一方で、個人の判断に偏っていないか、内部統制やコンプライアンスの観点から適切であるかなどのチェックが必要となります。リーダーは、各メンバーが得意な知識を活かし、作成とチェックを分担し、負担を軽減しつつ、正確な可視化を実現する進行のハブとなります。

■ステップ2 計画は主要業務から対象に

主要な定型業務と、ミスが多く問題があるなど全体への影響度が大きい業務を対象としましょう。先ず7、8割の業務に対応できる=業務全体が止まらない対象といえます。

ルールを伴うものだから、最初から全部整理されていることが望ましいですが、それはかなりレベルの高い話。何も手をつけなくなってしまうことも多々あります。

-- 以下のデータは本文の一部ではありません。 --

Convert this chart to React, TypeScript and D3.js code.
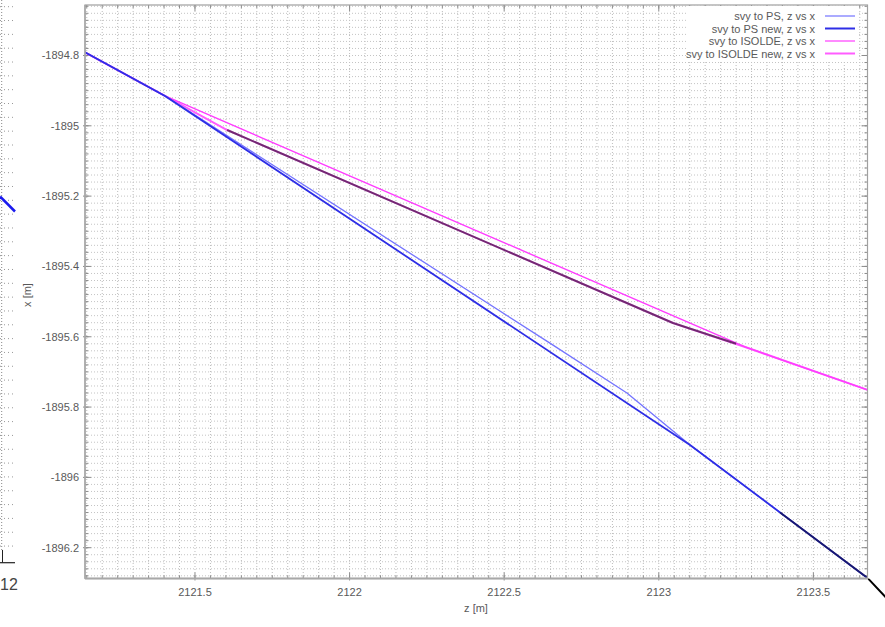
import React from "react";
import * as d3 from "d3";

// ---- data ----
const psZ = [2121.14, 2121.403, 2122.648, 2122.897, 2123.101, 2123.675];
const psX = [-1894.789, -1894.915, -1895.618, -1895.76, -1895.908, -1896.286];
const psNewZ = [2121.14, 2121.403, 2123.101, 2123.675];
const psNewX = [-1894.789, -1894.915, -1895.908, -1896.286];
const isoZ = [2121.14, 2121.403, 2123.279, 2123.675];
const isoX = [-1894.789, -1894.915, -1895.629, -1895.751];
const isoNewZ = [2121.14, 2121.403, 2121.604, 2123.046, 2123.279, 2123.675];
const isoNewX = [-1894.789, -1894.915, -1895.012, -1895.561, -1895.629, -1895.751];
// unlabeled dark reference traces
const refAZ = [2121.604, 2123.046, 2123.25];
const refAX = [-1895.012, -1895.561, -1895.62];
const refBZ = [2123.392, 2123.675, 2123.735];
const refBX = [-1896.1, -1896.286, -1896.342];

const zTicks = [2121.5, 2122, 2122.5, 2123, 2123.5];
const zTickLabels = ["2121.5", "2122", "2122.5", "2123", "2123.5"];
const xTicks = [-1894.8, -1895, -1895.2, -1895.4, -1895.6, -1895.8, -1896, -1896.2];
const xTickLabels = ["-1894.8", "-1895", "-1895.2", "-1895.4", "-1895.6", "-1895.8", "-1896", "-1896.2"];

const seriesNames = ["svy to PS, z vs x", "svy to PS new, z vs x", "svy to ISOLDE, z vs x", "svy to ISOLDE new, z vs x"];
const seriesColors = ["#7474ff", "#2e2ee6", "#ff3cff", "#ff5cff"];
const seriesWidths = [1.3, 1.8, 1.4, 2];

const W = 885, H = 627;
const L = 85, R = 867.5, T = 5, B = 578.5;

export default function App() {
  const xs = d3.scaleLinear().domain([2121.1443, 2123.675]).range([L, R]);
  const ys = d3.scaleLinear().domain([-1894.6564, -1896.2876]).range([T, B]);
  const line = d3.line<[number, number]>().x(d => xs(d[0])).y(d => ys(d[1]));
  const mk = (z: number[], x: number[]) => line(z.map((v, i) => [v, x[i]] as [number, number])) || "";

  const zMinor = d3.range(0, 51).map(i => 2121.15 + i * 0.05).filter(v => xs(v) > L + 0.5 && xs(v) < R - 0.5);
  const xMinor = d3.range(0, 82).map(i => -1894.66 - i * 0.02).filter(v => ys(v) > T + 0.5 && ys(v) < B - 0.5);

  const series = [
    [psZ, psX], [psNewZ, psNewX], [isoZ, isoX], [isoNewZ, isoNewX],
  ];
  const drawOrder = [3, 2, 0, 1];

  const remnantRows = d3.range(0, 40).map(i => 6.7 + i * 13.83).filter(v => v < 553);
  const font = "Liberation Sans, Arial, sans-serif";

  return (
    <svg width={W} height={H} style={{ position: "fixed", left: 0, top: 0, background: "#fff" }} fontFamily={font}>
      <defs>
        <clipPath id="plot"><rect x={L} y={T} width={R - L} height={B - T} /></clipPath>
        <clipPath id="outside"><rect x={R} y={B} width={W - R} height={H - B} /></clipPath>
      </defs>
      <rect x={0} y={0} width={W} height={H} fill="#fff" />

      {/* remnant of neighbouring chart at left edge */}
      <line x1={1.7} y1={0} x2={1.7} y2={550} stroke="#888" strokeWidth={1} strokeDasharray="1,2" />
      {remnantRows.map((y, i) => (
        <line key={"rr" + i} x1={0} x2={15} y1={y} y2={y} stroke="#999" strokeWidth={1} strokeDasharray="1,3" />
      ))}
      <line x1={0} y1={196.5} x2={15} y2={211.5} stroke="#1a1aee" strokeWidth={2.5} />
      <line x1={2.5} y1={550} x2={2.5} y2={562.7} stroke="#222" strokeWidth={1} />
      <line x1={0} y1={562.7} x2={15} y2={562.7} stroke="#222" strokeWidth={1.2} />
      <text x={0} y={590} textAnchor="start" fontSize={16} fill="#444" fontFamily={font}>12</text>

      {/* grid */}
      <g>
        {zMinor.map((v, i) => (
          <line key={"gz" + i} x1={xs(v)} x2={xs(v)} y1={T} y2={B} stroke="#bcbcbc" strokeWidth={1} strokeDasharray="1,2" />
        ))}
        {xMinor.map((v, i) => (
          <line key={"gx" + i} x1={L} x2={R} y1={ys(v)} y2={ys(v)} stroke="#c4c4c4" strokeWidth={1} strokeDasharray="1,2" />
        ))}
      </g>

      {/* ticks */}
      <g stroke="#8c8c8c" strokeWidth={1}>
        {zMinor.map((v, i) => (
          <g key={"tz" + i}>
            <line x1={xs(v)} x2={xs(v)} y1={B} y2={B - 3} />
            <line x1={xs(v)} x2={xs(v)} y1={T} y2={T + 3} />
          </g>
        ))}
        {xMinor.map((v, i) => (
          <g key={"tx" + i}>
            <line x1={L} x2={L + 3} y1={ys(v)} y2={ys(v)} />
            <line x1={R} x2={R - 3} y1={ys(v)} y2={ys(v)} />
          </g>
        ))}
        {zTicks.map((v, i) => (
          <g key={"Tz" + i}>
            <line x1={xs(v)} x2={xs(v)} y1={B + 2} y2={B - 6} />
            <line x1={xs(v)} x2={xs(v)} y1={T} y2={T + 6} />
          </g>
        ))}
        {xTicks.map((v, i) => (
          <g key={"Tx" + i}>
            <line x1={L - 2} x2={L + 6} y1={ys(v)} y2={ys(v)} />
            <line x1={R} x2={R - 6} y1={ys(v)} y2={ys(v)} />
          </g>
        ))}
      </g>

      {/* series */}
      <g clipPath="url(#plot)" fill="none" strokeLinejoin="round">
        {drawOrder.map(si => (
          <path key={"s" + si} d={mk(series[si][0], series[si][1])} stroke={seriesColors[si]} strokeWidth={seriesWidths[si]} />
        ))}
        <path d={mk(refAZ, refAX)} stroke="#000" strokeOpacity={0.55} strokeWidth={2} />
        <path d={mk(refBZ, refBX)} stroke="#000" strokeOpacity={0.5} strokeWidth={2} />
      </g>
      <g clipPath="url(#outside)" fill="none">
        <path d={mk(refBZ, refBX)} stroke="#000" strokeWidth={2} />
      </g>

      {/* frame */}
      <rect x={L} y={T} width={R - L} height={B - T} fill="none" stroke="#a0a0a0" strokeWidth={1.2} />
      <line x1={L} x2={R} y1={B} y2={B} stroke="#a8a8a8" strokeWidth={2} />
      <line x1={L} x2={L} y1={T} y2={B} stroke="#a8a8a8" strokeWidth={1.5} />

      {/* tick labels */}
      <g fontSize={11} fill="#595959">
        {zTicks.map((v, i) => (
          <text key={"lz" + i} x={xs(v)} y={595.5} textAnchor="middle">{zTickLabels[i]}</text>
        ))}
        {xTicks.map((v, i) => (
          <text key={"lx" + i} x={79} y={ys(v) + 4} textAnchor="end">{xTickLabels[i]}</text>
        ))}
      </g>
      <text x={476} y={612} textAnchor="middle" fontSize={11} fill="#595959">z [m]</text>
      <text transform="translate(31,295) rotate(-90)" textAnchor="middle" fontSize={11} fill="#595959">x [m]</text>

      {/* legend */}
      <rect x={688} y={T + 1} width={170} height={55} fill="#fff" />
      {seriesNames.map((n, i) => {
        const y = 16 + i * 12.5;
        return (
          <g key={"lg" + i}>
            <text x={815} y={y + 4} textAnchor="end" fontSize={11} fill="#595959">{n}</text>
            <line x1={825} x2={855} y1={y} y2={y} stroke={seriesColors[i]} strokeWidth={i % 2 === 1 ? 2 : 1.2} />
          </g>
        );
      })}
    </svg>
  );
}
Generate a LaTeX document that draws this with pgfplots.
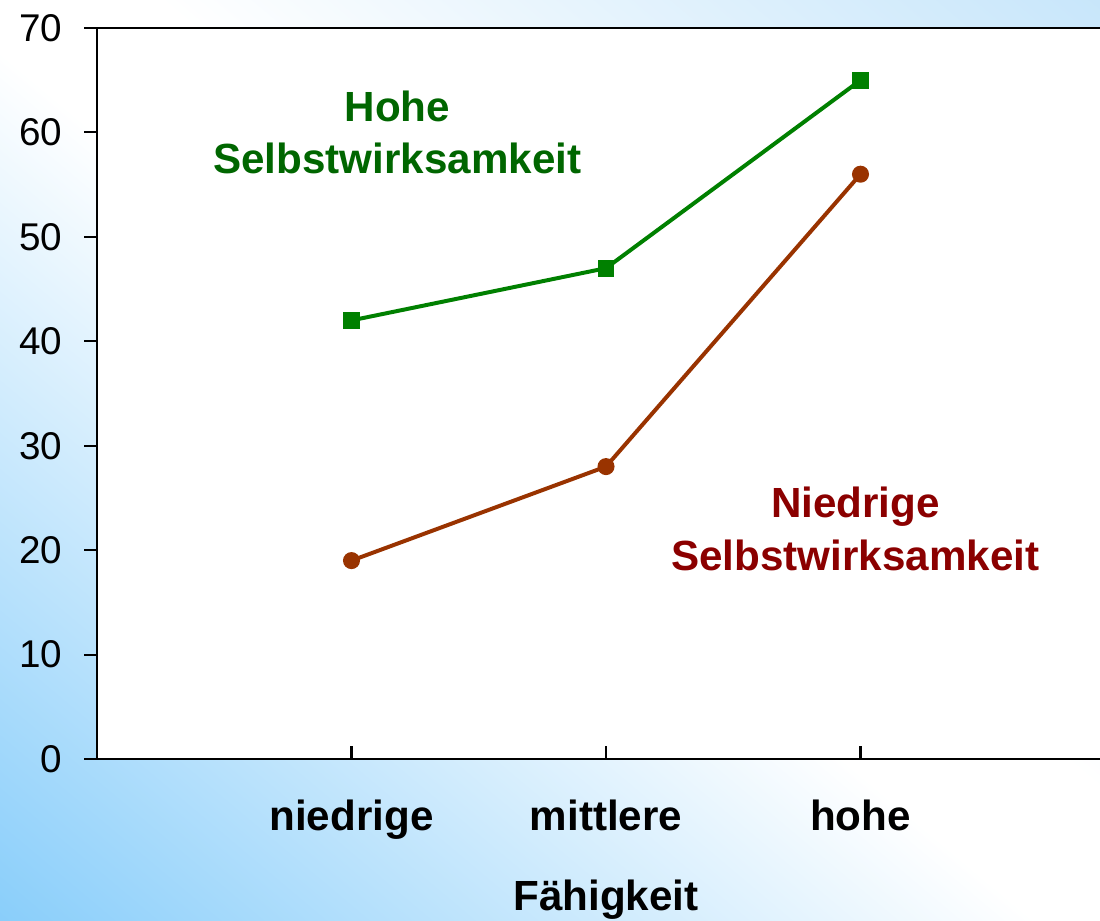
\documentclass[border=0pt]{standalone}
\usepackage{fontspec}
\setmainfont{Liberation Sans}
\usepackage{pgfplots}
\pgfplotsset{compat=1.18}
\definecolor{bgA}{RGB}{135,205,250}
\definecolor{bgB}{RGB}{195,228,250}
\definecolor{hohe}{RGB}{0,128,0}
\definecolor{hohetext}{RGB}{0,102,0}
\definecolor{niedrig}{RGB}{153,51,0}
\definecolor{niedrigtext}{RGB}{139,0,0}
\pgfdeclarehorizontalshading{bgshade}{100bp}{color(0bp)=(bgA); color(14bp)=(bgA); color(48bp)=(white); color(55bp)=(white); color(88bp)=(bgB); color(100bp)=(bgB)}

\begin{document}
\begin{tikzpicture}
\useasboundingbox (0,0) rectangle (11,9.21);
\clip (0,0) rectangle (11,9.21);
\shade[shading=bgshade, shading angle=50] (0,0) rectangle (11,9.21);
\begin{axis}[
    at={(0.97cm,1.62cm)}, anchor=south west,
    scale only axis,
    width=10.18cm, height=7.31cm,
    xmin=0, xmax=4,
    ymin=0, ymax=70,
    axis background/.style={fill=white},
    axis line style={line width=0.6pt},
    every tick/.style={black, line width=0.6pt},
    xtick={1,2,3},
    xticklabels={niedrige,mittlere,hohe},
    ytick={0,10,...,70},
    xtick pos=bottom, ytick pos=left,
    xtick align=inside, ytick align=outside,
    major tick length=1.3mm,
    xticklabel style={font=\bfseries\fontsize{12}{14}\selectfont, yshift=-8pt},
    yticklabel style={font=\fontsize{11}{13}\selectfont, xshift=-2.6pt},
    /pgf/number format/assume math mode=true,
    xlabel={Fähigkeit},
    xlabel style={font=\bfseries\fontsize{12}{14}\selectfont, at={(axis description cs:0.5,-0.149)}, anchor=north},
]
\addplot[color=hohe, line width=1.13pt, mark=square*, mark size=1.85pt, mark options={solid}]
  coordinates {(1,42) (2,47) (3,65)};
\addplot[color=niedrig, line width=1.13pt, mark=*, mark size=1.85pt, mark options={solid}]
  coordinates {(1,19) (2,28) (3,56)};
\node[text=hohetext, font=\bfseries\fontsize{12}{15}\selectfont, align=center] at (axis cs:1.18,60) {Hohe\\Selbstwirksamkeit};
\node[text=niedrigtext, font=\bfseries\fontsize{12}{15}\selectfont, align=center] at (axis cs:2.98,22) {Niedrige\\Selbstwirksamkeit};
\end{axis}
\end{tikzpicture}
\end{document}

■ステップ3 その他業務は、発生タイミングと期間をかけて

残りの2~3割については、その業務の実施時にルールがなかったことに気づく、それを管理して解決し作成していく。「1回ルールみたいなものを作りました。そこから漏れていくもものはスルーします」ということではなく、漏れているからこそ作り続けるわけです。

最初から網羅的に作るのではなく、徐々に「完成させていく」意識でいいのではないかと思います。

フロー、ルール、マニュアルの業務の可視化の重要性については、皆様ご存じの通りだと思いますが、これを組織や企業の視点でも見ても重要である点に踏み込んだ理解をしていただき、他方で最初から完璧を目指さない、業務としての着手をお勧めいたします。